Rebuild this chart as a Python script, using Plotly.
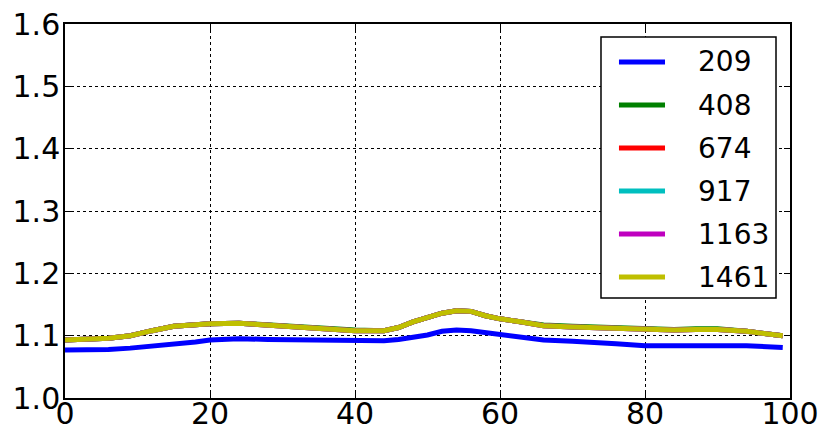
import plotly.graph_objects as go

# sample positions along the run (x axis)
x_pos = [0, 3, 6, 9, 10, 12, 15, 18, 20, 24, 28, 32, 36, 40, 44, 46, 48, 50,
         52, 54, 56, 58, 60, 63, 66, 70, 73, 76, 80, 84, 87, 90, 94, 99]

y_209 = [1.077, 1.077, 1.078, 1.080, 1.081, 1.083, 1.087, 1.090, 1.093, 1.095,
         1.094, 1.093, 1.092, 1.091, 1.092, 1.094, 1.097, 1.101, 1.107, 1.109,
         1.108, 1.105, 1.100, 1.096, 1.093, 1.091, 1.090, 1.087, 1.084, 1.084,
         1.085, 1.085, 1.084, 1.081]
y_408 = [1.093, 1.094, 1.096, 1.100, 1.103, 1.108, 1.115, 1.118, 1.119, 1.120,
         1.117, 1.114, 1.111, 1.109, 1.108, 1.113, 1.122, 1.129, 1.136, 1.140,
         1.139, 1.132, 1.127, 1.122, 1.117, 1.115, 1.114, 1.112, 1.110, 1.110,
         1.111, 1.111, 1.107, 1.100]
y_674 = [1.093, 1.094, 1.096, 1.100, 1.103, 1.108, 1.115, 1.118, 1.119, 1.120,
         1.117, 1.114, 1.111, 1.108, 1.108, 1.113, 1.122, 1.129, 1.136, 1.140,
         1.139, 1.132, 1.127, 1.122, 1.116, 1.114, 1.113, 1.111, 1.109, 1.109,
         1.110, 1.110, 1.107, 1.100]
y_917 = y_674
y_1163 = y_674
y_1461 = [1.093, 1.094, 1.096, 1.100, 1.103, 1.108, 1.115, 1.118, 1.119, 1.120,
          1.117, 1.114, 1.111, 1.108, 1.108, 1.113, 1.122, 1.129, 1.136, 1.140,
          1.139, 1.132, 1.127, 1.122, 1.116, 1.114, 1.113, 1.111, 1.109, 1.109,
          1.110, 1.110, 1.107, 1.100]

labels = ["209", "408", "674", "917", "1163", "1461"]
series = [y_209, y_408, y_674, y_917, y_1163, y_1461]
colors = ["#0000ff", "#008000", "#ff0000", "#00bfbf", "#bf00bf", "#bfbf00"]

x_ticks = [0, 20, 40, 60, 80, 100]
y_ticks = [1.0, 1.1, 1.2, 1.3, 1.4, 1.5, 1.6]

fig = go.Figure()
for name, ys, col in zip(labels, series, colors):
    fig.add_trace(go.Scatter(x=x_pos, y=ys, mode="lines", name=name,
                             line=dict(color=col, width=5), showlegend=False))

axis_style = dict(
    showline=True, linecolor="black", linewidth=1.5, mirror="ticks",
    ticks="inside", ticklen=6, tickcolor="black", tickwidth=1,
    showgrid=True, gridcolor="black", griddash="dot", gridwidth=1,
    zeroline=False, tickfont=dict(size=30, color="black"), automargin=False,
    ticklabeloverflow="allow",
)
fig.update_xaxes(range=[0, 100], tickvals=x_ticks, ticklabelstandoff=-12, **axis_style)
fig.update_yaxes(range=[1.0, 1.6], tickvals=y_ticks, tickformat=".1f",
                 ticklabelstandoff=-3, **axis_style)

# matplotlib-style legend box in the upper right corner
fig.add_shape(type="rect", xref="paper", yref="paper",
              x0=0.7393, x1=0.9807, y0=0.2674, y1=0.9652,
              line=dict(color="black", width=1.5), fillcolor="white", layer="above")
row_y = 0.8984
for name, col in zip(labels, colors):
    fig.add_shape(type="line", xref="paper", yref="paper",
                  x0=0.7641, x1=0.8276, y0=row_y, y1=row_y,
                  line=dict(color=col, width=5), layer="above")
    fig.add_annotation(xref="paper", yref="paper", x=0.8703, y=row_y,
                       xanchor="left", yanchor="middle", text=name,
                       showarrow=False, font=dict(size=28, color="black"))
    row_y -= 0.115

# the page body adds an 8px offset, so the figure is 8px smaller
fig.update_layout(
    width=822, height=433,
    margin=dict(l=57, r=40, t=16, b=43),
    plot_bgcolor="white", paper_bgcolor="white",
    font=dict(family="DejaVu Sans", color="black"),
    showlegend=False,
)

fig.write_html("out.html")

==========

### [What to produce]
Extract all the data above exactly, excluding every picture.

### [Output of the task]
Rebuild this chart as a Python script, using Plotly.
import plotly.graph_objects as go

# sample positions along the run (x axis)
x_pos = [0, 3, 6, 9, 10, 12, 15, 18, 20, 24, 28, 32, 36, 40, 44, 46, 48, 50,
         52, 54, 56, 58, 60, 63, 66, 70, 73, 76, 80, 84, 87, 90, 94, 99]

y_209 = [1.077, 1.077, 1.078, 1.080, 1.081, 1.083, 1.087, 1.090, 1.093, 1.095,
         1.094, 1.093, 1.092, 1.091, 1.092, 1.094, 1.097, 1.101, 1.107, 1.109,
         1.108, 1.105, 1.100, 1.096, 1.093, 1.091, 1.090, 1.087, 1.084, 1.084,
         1.085, 1.085, 1.084, 1.081]
y_408 = [1.093, 1.094, 1.096, 1.100, 1.103, 1.108, 1.115, 1.118, 1.119, 1.120,
         1.117, 1.114, 1.111, 1.109, 1.108, 1.113, 1.122, 1.129, 1.136, 1.140,
         1.139, 1.132, 1.127, 1.122, 1.117, 1.115, 1.114, 1.112, 1.110, 1.110,
         1.111, 1.111, 1.107, 1.100]
y_674 = [1.093, 1.094, 1.096, 1.100, 1.103, 1.108, 1.115, 1.118, 1.119, 1.120,
         1.117, 1.114, 1.111, 1.108, 1.108, 1.113, 1.122, 1.129, 1.136, 1.140,
         1.139, 1.132, 1.127, 1.122, 1.116, 1.114, 1.113, 1.111, 1.109, 1.109,
         1.110, 1.110, 1.107, 1.100]
y_917 = y_674
y_1163 = y_674
y_1461 = [1.093, 1.094, 1.096, 1.100, 1.103, 1.108, 1.115, 1.118, 1.119, 1.120,
          1.117, 1.114, 1.111, 1.108, 1.108, 1.113, 1.122, 1.129, 1.136, 1.140,
          1.139, 1.132, 1.127, 1.122, 1.116, 1.114, 1.113, 1.111, 1.109, 1.109,
          1.110, 1.110, 1.107, 1.100]

labels = ["209", "408", "674", "917", "1163", "1461"]
series = [y_209, y_408, y_674, y_917, y_1163, y_1461]
colors = ["#0000ff", "#008000", "#ff0000", "#00bfbf", "#bf00bf", "#bfbf00"]

x_ticks = [0, 20, 40, 60, 80, 100]
y_ticks = [1.0, 1.1, 1.2, 1.3, 1.4, 1.5, 1.6]

fig = go.Figure()
for name, ys, col in zip(labels, series, colors):
    fig.add_trace(go.Scatter(x=x_pos, y=ys, mode="lines", name=name,
                             line=dict(color=col, width=5), showlegend=False))

axis_style = dict(
    showline=True, linecolor="black", linewidth=1.5, mirror="ticks",
    ticks="inside", ticklen=6, tickcolor="black", tickwidth=1,
    showgrid=True, gridcolor="black", griddash="dot", gridwidth=1,
    zeroline=False, tickfont=dict(size=30, color="black"), automargin=False,
    ticklabeloverflow="allow",
)
fig.update_xaxes(range=[0, 100], tickvals=x_ticks, ticklabelstandoff=-12, **axis_style)
fig.update_yaxes(range=[1.0, 1.6], tickvals=y_ticks, tickformat=".1f",
                 ticklabelstandoff=-3, **axis_style)

# matplotlib-style legend box in the upper right corner
fig.add_shape(type="rect", xref="paper", yref="paper",
              x0=0.7393, x1=0.9807, y0=0.2674, y1=0.9652,
              line=dict(color="black", width=1.5), fillcolor="white", layer="above")
row_y = 0.8984
for name, col in zip(labels, colors):
    fig.add_shape(type="line", xref="paper", yref="paper",
                  x0=0.7641, x1=0.8276, y0=row_y, y1=row_y,
                  line=dict(color=col, width=5), layer="above")
    fig.add_annotation(xref="paper", yref="paper", x=0.8703, y=row_y,
                       xanchor="left", yanchor="middle", text=name,
                       showarrow=False, font=dict(size=28, color="black"))
    row_y -= 0.115

# the page body adds an 8px offset, so the figure is 8px smaller
fig.update_layout(
    width=822, height=433,
    margin=dict(l=57, r=40, t=16, b=43),
    plot_bgcolor="white", paper_bgcolor="white",
    font=dict(family="DejaVu Sans", color="black"),
    showlegend=False,
)

fig.write_html("out.html")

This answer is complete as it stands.